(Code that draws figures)
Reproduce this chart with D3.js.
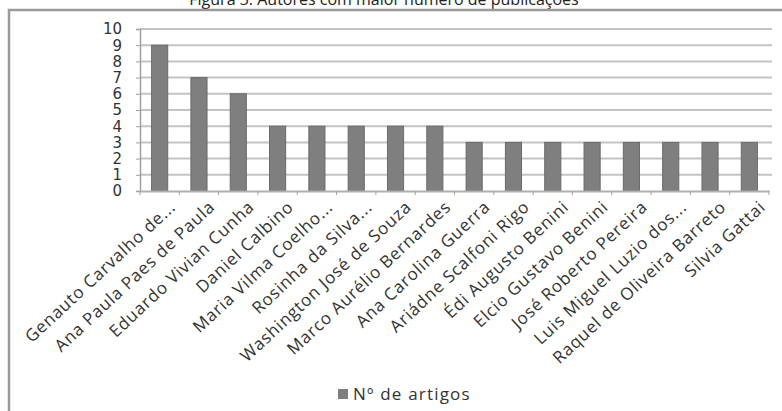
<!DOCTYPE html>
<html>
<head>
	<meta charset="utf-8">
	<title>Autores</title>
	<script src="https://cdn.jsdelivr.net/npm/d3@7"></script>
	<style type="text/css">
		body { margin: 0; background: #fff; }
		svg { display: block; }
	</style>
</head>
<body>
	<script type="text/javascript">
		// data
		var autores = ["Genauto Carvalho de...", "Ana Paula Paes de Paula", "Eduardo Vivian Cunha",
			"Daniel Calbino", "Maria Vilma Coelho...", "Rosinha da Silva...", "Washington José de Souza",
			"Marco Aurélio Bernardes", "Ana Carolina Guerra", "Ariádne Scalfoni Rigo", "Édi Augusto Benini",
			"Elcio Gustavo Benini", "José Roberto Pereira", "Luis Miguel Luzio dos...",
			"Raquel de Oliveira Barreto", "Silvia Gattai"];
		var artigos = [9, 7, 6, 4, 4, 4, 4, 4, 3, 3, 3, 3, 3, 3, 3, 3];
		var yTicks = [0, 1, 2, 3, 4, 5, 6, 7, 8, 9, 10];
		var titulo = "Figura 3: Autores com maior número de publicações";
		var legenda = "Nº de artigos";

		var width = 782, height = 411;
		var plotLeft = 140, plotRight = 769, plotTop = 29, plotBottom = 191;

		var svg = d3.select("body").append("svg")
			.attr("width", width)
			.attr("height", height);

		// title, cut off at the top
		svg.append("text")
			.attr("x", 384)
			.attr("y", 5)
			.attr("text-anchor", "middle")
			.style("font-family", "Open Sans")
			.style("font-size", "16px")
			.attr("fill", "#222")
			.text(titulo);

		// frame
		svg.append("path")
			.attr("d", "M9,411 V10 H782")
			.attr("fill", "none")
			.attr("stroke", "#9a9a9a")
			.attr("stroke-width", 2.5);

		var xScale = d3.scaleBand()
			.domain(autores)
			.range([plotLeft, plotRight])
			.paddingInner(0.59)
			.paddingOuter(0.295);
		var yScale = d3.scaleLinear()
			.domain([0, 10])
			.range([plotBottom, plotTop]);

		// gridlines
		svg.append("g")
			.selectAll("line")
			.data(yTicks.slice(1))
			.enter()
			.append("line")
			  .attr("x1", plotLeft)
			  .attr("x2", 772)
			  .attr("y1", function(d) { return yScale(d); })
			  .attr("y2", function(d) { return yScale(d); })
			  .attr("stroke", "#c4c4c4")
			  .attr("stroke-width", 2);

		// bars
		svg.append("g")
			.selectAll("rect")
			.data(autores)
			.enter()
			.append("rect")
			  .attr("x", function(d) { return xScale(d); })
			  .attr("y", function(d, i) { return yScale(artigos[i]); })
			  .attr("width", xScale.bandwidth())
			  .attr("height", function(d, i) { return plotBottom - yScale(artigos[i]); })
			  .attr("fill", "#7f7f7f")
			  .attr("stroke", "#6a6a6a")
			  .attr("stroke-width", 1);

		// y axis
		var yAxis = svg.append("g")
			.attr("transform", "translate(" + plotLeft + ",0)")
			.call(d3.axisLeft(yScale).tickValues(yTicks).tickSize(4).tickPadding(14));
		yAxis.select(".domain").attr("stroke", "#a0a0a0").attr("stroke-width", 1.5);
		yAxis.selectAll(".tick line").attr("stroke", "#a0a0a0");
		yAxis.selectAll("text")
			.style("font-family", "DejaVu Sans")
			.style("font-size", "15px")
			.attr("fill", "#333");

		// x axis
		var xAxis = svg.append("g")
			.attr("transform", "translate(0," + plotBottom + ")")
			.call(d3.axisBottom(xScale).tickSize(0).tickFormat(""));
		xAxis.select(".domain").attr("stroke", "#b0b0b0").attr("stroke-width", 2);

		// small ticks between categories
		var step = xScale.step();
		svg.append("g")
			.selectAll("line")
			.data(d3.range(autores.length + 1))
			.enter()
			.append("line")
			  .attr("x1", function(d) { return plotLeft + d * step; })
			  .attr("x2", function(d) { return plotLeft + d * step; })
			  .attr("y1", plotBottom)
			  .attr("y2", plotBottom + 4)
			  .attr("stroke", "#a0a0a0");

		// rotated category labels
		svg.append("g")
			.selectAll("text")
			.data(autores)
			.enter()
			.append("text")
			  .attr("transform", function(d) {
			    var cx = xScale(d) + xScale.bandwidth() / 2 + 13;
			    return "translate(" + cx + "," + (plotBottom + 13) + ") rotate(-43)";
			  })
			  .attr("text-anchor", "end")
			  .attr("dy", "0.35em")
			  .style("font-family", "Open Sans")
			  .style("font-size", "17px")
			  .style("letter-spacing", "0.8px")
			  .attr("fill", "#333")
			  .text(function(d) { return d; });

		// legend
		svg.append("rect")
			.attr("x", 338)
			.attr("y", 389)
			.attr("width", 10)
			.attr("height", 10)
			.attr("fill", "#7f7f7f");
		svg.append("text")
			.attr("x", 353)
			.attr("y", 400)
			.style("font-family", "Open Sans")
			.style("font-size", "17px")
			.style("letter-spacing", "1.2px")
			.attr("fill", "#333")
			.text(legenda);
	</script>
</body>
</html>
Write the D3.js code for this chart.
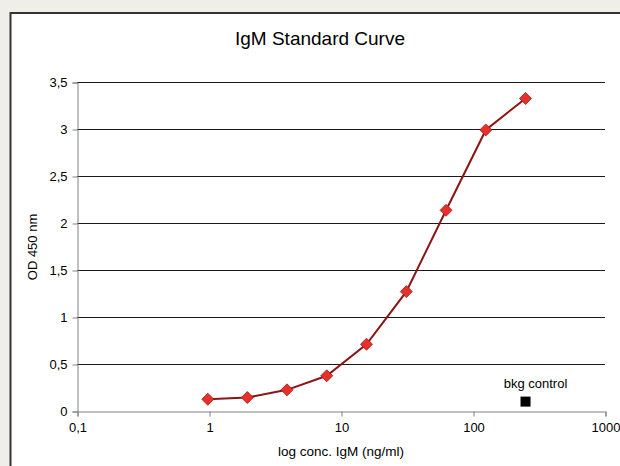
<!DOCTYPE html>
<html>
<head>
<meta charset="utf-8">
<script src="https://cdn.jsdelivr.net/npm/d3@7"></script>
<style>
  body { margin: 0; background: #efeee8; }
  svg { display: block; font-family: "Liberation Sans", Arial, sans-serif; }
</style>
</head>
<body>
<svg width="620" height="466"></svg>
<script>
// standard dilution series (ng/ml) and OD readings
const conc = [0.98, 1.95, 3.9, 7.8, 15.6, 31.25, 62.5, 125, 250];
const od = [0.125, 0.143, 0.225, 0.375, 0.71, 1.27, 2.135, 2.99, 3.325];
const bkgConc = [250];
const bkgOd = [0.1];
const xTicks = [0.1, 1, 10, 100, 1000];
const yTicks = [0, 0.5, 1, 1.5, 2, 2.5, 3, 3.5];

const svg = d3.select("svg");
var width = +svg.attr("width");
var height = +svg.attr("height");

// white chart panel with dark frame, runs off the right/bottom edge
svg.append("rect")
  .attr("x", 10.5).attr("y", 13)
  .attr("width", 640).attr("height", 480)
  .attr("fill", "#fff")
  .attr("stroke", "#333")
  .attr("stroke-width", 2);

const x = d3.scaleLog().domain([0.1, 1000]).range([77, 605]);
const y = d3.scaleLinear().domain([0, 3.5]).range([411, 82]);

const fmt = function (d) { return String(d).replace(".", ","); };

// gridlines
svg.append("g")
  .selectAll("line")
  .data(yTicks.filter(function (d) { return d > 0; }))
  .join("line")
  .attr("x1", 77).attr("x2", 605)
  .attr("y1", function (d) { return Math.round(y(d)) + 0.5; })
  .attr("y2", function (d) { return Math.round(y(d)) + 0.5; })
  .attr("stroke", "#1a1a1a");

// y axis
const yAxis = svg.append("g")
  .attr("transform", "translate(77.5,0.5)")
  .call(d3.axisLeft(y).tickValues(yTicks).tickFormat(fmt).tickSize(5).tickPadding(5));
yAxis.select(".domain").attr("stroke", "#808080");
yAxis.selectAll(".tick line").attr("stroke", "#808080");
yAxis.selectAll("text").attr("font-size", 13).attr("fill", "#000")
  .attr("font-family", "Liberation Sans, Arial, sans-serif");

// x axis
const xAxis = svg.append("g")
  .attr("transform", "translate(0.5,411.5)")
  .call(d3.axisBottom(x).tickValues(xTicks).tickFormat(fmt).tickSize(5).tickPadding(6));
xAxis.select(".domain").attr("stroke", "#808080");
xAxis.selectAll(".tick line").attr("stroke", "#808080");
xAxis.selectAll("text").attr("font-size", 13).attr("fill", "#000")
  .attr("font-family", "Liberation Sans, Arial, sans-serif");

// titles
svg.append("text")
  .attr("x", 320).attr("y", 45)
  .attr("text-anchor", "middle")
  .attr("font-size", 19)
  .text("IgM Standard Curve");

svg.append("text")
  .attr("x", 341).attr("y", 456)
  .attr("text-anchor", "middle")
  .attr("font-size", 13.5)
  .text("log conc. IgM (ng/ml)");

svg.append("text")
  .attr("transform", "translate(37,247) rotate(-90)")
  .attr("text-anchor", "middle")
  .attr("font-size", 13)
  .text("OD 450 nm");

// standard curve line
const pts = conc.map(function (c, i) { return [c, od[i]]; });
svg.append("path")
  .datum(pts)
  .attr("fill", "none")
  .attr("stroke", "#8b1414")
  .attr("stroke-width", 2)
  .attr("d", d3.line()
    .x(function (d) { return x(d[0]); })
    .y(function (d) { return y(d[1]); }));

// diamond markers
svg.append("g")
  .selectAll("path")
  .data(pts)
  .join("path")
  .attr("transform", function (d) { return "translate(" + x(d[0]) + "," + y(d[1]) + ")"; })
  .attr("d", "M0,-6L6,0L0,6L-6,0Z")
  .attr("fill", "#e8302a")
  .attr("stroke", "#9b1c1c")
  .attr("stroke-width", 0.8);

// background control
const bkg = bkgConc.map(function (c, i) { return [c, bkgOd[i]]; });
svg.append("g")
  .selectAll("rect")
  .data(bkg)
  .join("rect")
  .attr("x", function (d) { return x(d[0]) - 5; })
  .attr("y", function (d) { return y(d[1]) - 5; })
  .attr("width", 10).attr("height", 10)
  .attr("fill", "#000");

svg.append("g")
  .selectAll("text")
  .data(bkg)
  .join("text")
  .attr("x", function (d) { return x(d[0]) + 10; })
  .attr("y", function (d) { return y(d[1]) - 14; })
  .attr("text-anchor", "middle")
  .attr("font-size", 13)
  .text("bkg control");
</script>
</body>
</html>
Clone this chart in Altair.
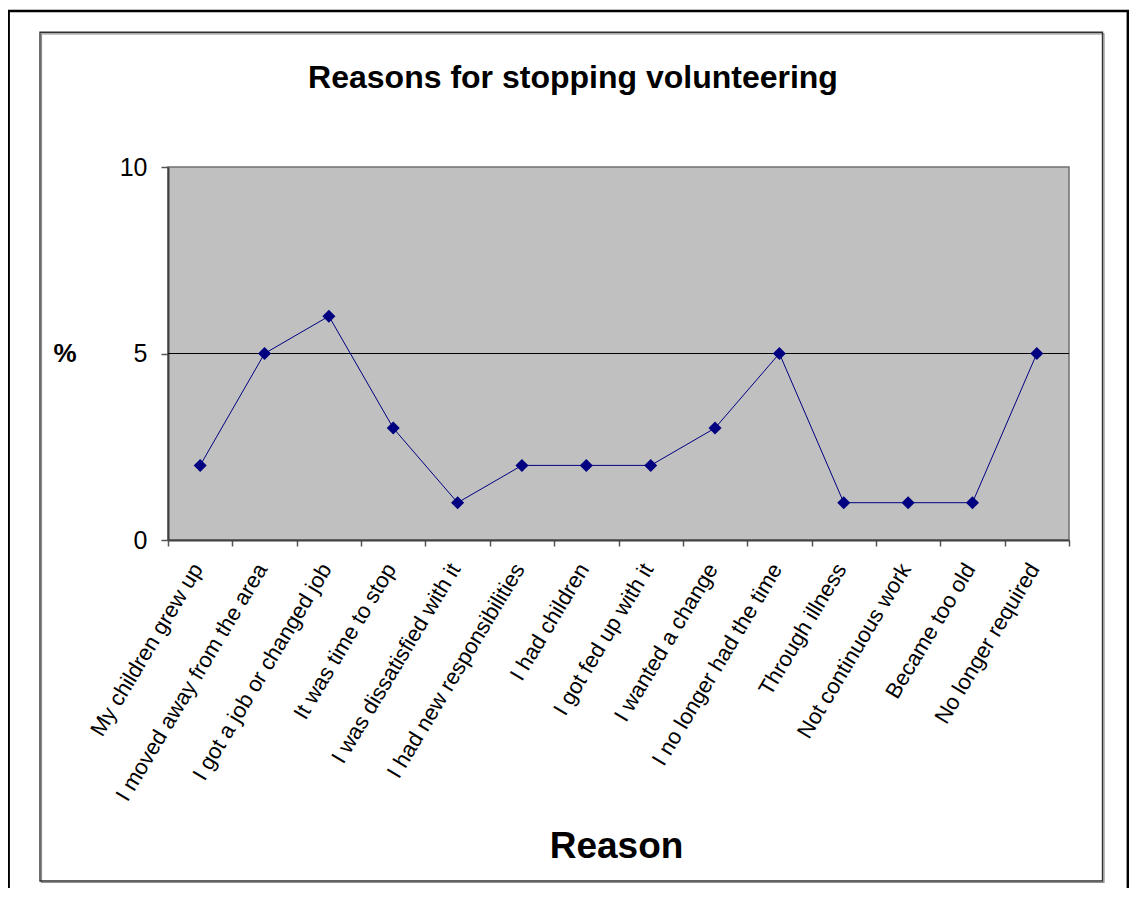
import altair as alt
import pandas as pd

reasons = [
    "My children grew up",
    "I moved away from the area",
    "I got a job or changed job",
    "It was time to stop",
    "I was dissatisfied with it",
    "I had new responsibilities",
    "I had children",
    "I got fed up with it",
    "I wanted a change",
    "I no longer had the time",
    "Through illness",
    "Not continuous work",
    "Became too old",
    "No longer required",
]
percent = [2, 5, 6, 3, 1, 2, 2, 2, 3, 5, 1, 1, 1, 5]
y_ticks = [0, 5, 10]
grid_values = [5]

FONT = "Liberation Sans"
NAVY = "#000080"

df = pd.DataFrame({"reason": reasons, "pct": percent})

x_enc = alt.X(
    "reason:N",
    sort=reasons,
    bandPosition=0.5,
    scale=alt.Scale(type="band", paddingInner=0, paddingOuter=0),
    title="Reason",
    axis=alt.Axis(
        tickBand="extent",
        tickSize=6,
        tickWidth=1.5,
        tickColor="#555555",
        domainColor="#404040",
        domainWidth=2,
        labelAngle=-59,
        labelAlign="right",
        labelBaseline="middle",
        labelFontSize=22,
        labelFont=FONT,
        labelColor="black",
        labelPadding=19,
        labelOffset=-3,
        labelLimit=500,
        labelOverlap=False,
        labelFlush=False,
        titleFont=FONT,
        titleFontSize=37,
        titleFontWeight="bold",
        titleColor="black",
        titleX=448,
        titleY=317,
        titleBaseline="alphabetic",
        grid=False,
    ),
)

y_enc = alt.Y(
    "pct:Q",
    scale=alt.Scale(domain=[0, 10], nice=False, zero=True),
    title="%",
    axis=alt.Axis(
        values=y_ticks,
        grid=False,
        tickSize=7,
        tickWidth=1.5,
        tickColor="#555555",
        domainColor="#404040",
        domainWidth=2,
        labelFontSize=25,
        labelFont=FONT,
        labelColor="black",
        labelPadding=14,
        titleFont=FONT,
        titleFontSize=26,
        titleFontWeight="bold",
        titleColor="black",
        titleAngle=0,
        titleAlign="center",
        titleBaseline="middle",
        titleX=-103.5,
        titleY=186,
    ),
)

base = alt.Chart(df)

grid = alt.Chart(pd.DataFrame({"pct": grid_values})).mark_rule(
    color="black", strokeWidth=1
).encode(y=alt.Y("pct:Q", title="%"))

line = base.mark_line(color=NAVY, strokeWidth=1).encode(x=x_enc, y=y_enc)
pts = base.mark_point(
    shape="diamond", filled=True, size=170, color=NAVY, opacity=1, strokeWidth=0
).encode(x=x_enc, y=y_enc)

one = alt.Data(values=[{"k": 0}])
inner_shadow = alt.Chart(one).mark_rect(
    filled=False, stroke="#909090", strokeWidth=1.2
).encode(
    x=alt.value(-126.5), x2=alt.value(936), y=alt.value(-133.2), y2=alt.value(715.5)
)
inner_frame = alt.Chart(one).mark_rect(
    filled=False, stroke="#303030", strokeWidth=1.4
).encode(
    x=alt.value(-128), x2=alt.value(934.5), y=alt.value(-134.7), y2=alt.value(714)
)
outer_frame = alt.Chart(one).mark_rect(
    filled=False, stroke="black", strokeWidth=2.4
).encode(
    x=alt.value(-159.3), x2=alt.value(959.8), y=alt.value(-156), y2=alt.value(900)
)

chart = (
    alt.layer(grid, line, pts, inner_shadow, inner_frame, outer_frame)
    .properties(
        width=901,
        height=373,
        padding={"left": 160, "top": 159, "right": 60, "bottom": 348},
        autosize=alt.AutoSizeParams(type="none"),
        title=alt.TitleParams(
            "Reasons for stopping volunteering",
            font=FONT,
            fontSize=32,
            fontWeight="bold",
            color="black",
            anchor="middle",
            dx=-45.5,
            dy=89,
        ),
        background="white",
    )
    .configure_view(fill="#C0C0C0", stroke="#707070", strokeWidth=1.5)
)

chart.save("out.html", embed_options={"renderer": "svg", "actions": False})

■ **Goal**: Using the listing above, locate the lines that hold "with" and copy each one.

■ **Response to the task**:
Reproduce this chart with D3.js.
// white chart panel with dark frame, runs off the right/bottom edge
    "I was dissatisfied with it",
    "I got fed up with it",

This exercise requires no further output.